“Pais bonzinhos são tão
danosos quanto pais indiferentes: o amor não se compra com presentes, nem fingindo não saber,
desviando o olhar quando ele devia estar vigilante”
Se as relações familiares
não fossem intrinsecamente complicadas, não existiria o mandamento “Honrarás
pai e mãe”. Comentário de grande sabedoria. Assunto inesgotável. Como educar,
como cuidar neste mundo maravilhoso e tresloucado, com tanta sedução e tanta
informação – um mundo no qual, sobretudo na juventude, nem sempre há o necessário
discernimento para escolher bem?
Saber distinguir o melhor
do pior, ser capaz de observar e argumentar, são o melhor legado que família e
escola podem dar. Na família, fica abaixo só do afeto e da segurança emocional.
Na escola, importa mais do que o acúmulo de informações e o espaço das
brincadeiras, num sistema que aprendeu erroneamente que se deve ensinar como se
o aluno não tivesse de aprender. Fora disso, meus caros, não há salvação. Isso
e professores supervalorizados e bem pagos, escola para todos – não mais
milhões de crianças e jovens em casas cujo pátio é barro misturado a esgoto, ou
na rua, com o crack e a prostituição. Um ensino que dê muito e exija bastante:
ou caímos na farra e no despreparo para a vida, que inclui graves decisões
pessoais e um mercado de trabalho cruel.
Bem antes da escola vem o
fundamental, o ambiente em casa, que marca o indivíduo pelo resto de sua
jornada. Se esse ambiente for positivo, amoroso, a criança acreditará que amor
e harmonia são possíveis, que ela pode ter e construir isso, e fará nesse
sentido suas futuras escolhas pessoais. Se o clima for de ressentimento,
frieza, mágoas ocultas e desejos negativos, o chão por onde o indivíduo vai
caminhar será esburacado. Mais irá tropeçar, mais irá quebrar a cara e escolher
para si mesmo o pior.
Dificuldades familiares
não têm a ver só com o natural conflito de gerações, mas também com a atitude
geral dos pais. Eles têm entre si uma relação de lealdade, carinho, alegria?
São realmente interessados, tentam assumir suas responsabilidades grandes e
difíceis? Foi-se o patriarcado, em que havia regras rígidas. Eu não quereria
estar na pele dos infratores de então, os filhos que ousavam discordar. Em
lugar da anterior rigidez e distância, estabeleceu-se a alegre bagunça, com
mais demonstrações de afeto, mais liberdade, mais respeito pelas
individualidades – muitas vezes com resultados dramáticos. Lembro a frase que
já escrevi nesta coluna, do psicólogo que me revelou: “A maior parte dos jovens
perturbados que atendo não tem em casa pai e mãe, tem um gatão e uma gatinha”.
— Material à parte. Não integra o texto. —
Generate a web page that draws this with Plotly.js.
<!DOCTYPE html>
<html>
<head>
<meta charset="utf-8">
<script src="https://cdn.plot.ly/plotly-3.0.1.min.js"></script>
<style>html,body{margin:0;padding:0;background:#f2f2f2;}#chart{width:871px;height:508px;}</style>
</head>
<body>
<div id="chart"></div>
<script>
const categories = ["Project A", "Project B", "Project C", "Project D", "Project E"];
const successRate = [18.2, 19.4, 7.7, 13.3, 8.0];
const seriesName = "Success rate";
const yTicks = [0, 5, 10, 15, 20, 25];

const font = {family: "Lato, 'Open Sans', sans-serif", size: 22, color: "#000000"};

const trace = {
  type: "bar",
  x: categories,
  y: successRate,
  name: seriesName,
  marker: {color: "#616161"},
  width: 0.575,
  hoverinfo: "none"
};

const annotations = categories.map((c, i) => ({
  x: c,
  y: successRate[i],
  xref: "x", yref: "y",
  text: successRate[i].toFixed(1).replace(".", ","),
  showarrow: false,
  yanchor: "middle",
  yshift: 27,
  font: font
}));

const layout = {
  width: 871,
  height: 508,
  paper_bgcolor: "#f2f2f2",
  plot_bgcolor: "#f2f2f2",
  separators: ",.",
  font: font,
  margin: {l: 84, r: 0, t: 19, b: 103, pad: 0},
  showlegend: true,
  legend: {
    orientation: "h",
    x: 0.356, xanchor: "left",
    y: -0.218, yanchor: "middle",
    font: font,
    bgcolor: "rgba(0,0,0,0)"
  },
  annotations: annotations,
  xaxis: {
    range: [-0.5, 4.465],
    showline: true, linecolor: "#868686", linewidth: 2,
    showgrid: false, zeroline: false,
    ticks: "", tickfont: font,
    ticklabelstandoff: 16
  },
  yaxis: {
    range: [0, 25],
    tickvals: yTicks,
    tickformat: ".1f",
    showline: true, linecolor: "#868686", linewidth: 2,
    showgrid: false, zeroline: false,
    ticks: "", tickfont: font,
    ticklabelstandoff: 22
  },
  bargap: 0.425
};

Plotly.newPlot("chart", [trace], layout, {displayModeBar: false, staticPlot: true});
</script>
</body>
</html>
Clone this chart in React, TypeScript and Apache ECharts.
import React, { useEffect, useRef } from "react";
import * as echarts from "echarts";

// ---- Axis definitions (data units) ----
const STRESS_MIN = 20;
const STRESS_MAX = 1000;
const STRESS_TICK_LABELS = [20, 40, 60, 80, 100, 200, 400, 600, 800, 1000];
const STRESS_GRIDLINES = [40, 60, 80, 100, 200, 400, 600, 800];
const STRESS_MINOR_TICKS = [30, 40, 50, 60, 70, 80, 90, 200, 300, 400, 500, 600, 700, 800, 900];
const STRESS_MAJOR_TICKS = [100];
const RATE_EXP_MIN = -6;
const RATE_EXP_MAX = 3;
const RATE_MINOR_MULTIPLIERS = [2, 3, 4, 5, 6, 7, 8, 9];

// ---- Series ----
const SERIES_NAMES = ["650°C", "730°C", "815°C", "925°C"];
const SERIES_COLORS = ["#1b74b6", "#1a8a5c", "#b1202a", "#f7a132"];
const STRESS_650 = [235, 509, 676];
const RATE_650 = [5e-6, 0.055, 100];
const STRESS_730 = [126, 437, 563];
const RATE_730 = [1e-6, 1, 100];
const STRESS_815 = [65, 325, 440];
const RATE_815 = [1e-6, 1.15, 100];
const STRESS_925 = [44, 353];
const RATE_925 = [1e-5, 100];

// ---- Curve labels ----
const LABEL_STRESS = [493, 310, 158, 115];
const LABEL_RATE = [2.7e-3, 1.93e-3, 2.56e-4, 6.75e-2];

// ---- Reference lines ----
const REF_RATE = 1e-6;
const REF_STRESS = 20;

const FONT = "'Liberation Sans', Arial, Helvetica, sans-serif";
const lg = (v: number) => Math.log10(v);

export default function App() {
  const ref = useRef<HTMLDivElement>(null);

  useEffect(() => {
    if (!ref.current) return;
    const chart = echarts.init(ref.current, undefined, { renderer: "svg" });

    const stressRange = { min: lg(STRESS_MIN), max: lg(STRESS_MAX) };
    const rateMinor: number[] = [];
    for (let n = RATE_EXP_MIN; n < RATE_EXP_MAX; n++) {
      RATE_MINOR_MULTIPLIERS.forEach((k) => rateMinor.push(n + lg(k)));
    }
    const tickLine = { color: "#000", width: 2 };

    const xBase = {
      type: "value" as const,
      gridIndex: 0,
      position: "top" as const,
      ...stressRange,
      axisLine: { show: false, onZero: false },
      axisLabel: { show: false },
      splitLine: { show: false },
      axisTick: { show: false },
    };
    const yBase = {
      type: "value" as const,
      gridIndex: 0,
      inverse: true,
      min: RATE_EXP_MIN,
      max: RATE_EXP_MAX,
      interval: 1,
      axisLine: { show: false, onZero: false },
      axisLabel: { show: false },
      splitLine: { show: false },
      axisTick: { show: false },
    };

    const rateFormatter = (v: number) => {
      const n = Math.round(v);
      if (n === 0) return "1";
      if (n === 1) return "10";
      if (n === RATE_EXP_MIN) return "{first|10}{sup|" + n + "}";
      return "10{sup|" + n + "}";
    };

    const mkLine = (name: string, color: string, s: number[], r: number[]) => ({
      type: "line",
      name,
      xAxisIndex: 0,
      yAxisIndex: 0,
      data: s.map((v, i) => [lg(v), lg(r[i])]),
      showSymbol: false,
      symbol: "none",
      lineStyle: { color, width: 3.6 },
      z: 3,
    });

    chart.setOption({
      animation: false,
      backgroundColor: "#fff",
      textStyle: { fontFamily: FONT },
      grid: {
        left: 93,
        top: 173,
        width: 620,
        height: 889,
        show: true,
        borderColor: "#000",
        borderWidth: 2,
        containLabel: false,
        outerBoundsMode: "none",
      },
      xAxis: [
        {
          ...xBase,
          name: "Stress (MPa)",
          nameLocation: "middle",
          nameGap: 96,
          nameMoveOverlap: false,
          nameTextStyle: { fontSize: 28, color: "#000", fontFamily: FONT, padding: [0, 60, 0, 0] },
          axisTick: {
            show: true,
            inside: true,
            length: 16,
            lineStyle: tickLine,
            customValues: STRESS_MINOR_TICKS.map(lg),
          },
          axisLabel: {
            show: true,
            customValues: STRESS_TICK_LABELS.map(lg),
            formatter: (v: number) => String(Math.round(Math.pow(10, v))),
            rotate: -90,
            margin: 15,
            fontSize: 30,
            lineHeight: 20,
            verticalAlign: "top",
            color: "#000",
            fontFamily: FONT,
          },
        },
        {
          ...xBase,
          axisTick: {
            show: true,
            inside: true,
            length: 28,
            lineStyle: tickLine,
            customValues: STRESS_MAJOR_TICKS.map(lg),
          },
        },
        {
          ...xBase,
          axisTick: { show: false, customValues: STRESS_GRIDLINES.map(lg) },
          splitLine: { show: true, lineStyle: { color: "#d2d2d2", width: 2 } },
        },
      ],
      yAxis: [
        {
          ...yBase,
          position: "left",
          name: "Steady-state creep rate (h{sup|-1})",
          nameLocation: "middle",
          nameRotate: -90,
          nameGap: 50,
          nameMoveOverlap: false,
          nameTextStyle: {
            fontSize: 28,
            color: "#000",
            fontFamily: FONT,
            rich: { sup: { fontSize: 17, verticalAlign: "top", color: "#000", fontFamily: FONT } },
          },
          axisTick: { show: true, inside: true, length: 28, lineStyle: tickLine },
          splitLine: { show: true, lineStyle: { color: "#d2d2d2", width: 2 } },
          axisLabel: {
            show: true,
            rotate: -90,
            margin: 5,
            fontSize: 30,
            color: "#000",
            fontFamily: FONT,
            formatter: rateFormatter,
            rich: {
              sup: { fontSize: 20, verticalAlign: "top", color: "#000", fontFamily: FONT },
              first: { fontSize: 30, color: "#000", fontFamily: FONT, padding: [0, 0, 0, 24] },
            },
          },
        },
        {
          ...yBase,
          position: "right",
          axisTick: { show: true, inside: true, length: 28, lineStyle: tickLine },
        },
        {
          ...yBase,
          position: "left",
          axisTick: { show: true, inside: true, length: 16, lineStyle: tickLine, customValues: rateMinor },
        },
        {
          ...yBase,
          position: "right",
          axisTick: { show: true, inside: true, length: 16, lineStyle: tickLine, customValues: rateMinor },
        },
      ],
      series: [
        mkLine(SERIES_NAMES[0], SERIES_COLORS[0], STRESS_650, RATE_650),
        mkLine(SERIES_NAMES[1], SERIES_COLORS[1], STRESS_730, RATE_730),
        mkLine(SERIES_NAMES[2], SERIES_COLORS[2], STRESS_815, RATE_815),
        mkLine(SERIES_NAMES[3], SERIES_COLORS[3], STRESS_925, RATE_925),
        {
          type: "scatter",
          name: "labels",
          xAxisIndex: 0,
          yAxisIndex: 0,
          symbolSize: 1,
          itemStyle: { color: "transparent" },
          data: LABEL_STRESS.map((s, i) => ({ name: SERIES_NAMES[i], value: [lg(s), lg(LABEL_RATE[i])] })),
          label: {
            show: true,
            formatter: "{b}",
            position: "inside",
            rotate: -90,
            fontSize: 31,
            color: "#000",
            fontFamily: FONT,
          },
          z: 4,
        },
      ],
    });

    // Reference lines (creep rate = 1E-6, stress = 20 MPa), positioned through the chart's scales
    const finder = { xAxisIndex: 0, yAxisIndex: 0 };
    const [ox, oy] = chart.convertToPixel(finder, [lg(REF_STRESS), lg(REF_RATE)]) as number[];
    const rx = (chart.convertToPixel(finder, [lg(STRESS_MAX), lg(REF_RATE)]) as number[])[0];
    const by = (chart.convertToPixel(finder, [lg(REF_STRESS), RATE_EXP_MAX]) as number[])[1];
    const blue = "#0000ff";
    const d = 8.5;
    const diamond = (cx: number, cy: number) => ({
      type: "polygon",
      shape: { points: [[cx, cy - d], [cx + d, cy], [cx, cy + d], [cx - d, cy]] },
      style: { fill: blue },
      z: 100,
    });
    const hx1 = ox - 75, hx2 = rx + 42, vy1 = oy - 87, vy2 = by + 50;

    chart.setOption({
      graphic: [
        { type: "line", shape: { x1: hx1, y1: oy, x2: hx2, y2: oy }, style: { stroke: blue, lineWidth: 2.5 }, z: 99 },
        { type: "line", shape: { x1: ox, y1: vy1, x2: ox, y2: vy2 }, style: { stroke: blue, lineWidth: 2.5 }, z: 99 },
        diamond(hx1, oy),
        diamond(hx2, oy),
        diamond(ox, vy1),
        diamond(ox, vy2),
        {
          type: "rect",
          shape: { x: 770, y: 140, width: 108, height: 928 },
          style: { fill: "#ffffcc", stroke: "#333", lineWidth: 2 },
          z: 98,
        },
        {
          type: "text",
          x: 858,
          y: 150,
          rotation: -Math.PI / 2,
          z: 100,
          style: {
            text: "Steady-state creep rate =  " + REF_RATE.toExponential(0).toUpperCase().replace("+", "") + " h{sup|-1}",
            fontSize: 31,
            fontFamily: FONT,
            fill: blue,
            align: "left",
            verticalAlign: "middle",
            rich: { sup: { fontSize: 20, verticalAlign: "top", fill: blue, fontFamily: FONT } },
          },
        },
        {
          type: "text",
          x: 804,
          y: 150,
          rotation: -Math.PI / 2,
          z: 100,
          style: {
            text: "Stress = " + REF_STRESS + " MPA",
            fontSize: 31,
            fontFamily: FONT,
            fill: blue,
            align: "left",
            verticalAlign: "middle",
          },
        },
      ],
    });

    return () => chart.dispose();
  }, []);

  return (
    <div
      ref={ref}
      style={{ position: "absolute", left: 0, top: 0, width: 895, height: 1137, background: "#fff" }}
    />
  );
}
Talvez tenham uma mãe que não troca cabeleireiro e academia por horas de afeto
com os filhos, ou um pai que corre atrás do dinheiro necessário para manter a
família acima de suas possibilidades, por ilusão sua ou desejo de status de uma
mulher frívola.
Crianças de 11 anos frequentam
festinhas em que rola o inenarrável: onde estão pai e mãe? Adolescentezinhos
rodam de madrugada pelas ruas, dirigindo bêbados ou drogados: onde estão pai e
mãe? Quase crianças passam fins de semana em casas de serra e praia reais ou
fictícios, com adultos irresponsáveis ou só entre outras crianças, transando
precocemente, drogando-se, engravidando, semeando infelicidade, culpa,
desorientação pela vida afora. Onde estão os pais?
Ter filho é talvez a
maior fonte de alegria, mas também é ser responsável, ah sim! Nisso sou
rigorosa e pouco simpática, eu sei. Esse é o dilema fundamental numa sociedade
que prega a liberalidade, o “divirta-se”, o “cada um na sua”, como num
pré-apocalipse. Mais grave ainda num momento em que a honradez de figuras
públicas (que deveriam ser nossos guias e modelos) é quase uma extravagância.
Pais bonzinhos são tão danosos quanto pais indiferentes: o amor não se compra
com presentes, nem permitindo tudo, nem fingindo não saber ou não querendo
saber, muito menos desviando o olhar quando ele devia estar vigilante. Quem ama
cuida: velho princípio inegável, incontornável e imortal, tantas vezes violado.